### Task prompt
Transcribe every line from the top down to the line with "και απολήψεις ανά", both ends included, but not the pictures.

════

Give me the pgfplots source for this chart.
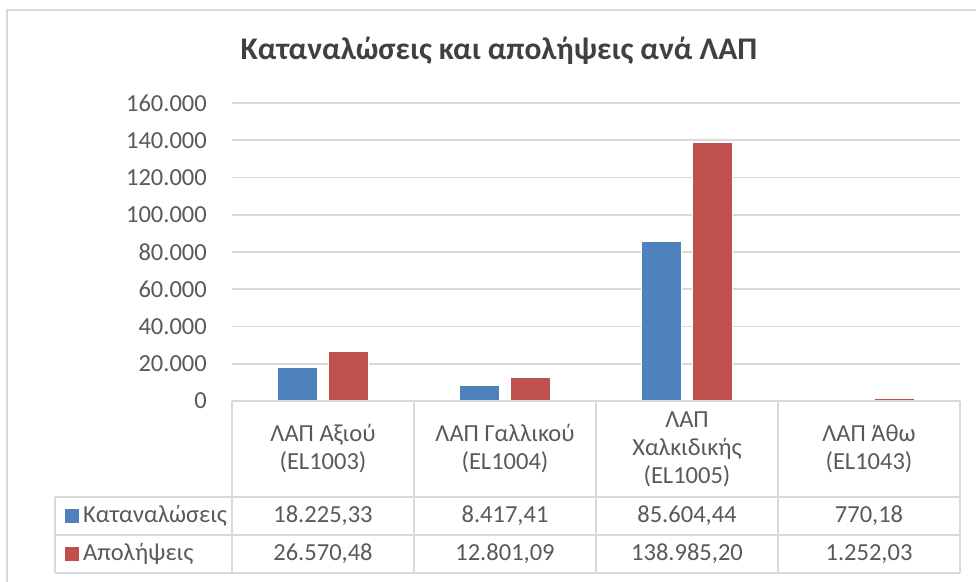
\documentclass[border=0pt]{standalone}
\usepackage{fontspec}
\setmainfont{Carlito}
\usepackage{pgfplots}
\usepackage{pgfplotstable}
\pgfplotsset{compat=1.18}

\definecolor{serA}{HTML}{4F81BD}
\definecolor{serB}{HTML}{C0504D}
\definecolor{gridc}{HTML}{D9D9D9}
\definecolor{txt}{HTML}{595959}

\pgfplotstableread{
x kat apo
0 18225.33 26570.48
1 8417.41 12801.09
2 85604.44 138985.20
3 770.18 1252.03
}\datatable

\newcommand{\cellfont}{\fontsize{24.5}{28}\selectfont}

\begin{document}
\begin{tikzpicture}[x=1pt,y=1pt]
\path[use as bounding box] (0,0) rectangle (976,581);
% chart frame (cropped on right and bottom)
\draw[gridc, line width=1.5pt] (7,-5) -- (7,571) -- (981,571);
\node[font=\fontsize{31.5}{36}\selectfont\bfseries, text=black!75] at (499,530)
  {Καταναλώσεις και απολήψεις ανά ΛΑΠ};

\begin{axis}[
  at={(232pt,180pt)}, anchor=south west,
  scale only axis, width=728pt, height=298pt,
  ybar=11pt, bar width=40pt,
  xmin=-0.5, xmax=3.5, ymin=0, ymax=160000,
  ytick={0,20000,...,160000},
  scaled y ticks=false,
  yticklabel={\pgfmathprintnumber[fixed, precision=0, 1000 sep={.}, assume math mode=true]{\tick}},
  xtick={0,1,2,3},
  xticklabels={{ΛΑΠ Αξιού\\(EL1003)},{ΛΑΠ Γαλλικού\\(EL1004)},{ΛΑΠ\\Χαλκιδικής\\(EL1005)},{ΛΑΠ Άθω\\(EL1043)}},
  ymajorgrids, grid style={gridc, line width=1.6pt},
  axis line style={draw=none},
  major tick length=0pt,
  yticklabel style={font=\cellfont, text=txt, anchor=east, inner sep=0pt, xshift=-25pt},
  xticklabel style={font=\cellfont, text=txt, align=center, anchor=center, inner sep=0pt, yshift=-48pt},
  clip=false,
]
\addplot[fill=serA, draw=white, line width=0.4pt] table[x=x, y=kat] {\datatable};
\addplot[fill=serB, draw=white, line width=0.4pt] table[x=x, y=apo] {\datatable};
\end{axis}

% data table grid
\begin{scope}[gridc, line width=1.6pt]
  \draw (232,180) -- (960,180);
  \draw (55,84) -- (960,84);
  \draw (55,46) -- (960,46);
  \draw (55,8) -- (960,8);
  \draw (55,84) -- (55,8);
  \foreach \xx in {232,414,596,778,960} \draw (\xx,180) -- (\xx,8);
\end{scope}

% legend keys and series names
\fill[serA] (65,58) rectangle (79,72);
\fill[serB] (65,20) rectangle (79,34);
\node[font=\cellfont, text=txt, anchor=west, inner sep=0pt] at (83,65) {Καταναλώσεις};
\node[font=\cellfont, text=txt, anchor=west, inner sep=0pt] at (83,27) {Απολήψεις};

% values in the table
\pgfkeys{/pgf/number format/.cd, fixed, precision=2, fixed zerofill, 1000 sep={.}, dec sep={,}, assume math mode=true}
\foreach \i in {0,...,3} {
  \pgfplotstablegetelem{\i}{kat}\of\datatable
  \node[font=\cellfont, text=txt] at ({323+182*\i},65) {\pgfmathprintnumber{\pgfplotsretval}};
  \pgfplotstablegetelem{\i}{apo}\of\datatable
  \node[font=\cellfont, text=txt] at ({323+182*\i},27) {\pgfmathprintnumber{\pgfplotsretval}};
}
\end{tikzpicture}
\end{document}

════

### Finished task
Give me the pgfplots source for this chart.
\documentclass[border=0pt]{standalone}
\usepackage{fontspec}
\setmainfont{Carlito}
\usepackage{pgfplots}
\usepackage{pgfplotstable}
\pgfplotsset{compat=1.18}

\definecolor{serA}{HTML}{4F81BD}
\definecolor{serB}{HTML}{C0504D}
\definecolor{gridc}{HTML}{D9D9D9}
\definecolor{txt}{HTML}{595959}

\pgfplotstableread{
x kat apo
0 18225.33 26570.48
1 8417.41 12801.09
2 85604.44 138985.20
3 770.18 1252.03
}\datatable

\newcommand{\cellfont}{\fontsize{24.5}{28}\selectfont}

\begin{document}
\begin{tikzpicture}[x=1pt,y=1pt]
\path[use as bounding box] (0,0) rectangle (976,581);
% chart frame (cropped on right and bottom)
\draw[gridc, line width=1.5pt] (7,-5) -- (7,571) -- (981,571);
\node[font=\fontsize{31.5}{36}\selectfont\bfseries, text=black!75] at (499,530)
  {Καταναλώσεις και απολήψεις ανά ΛΑΠ};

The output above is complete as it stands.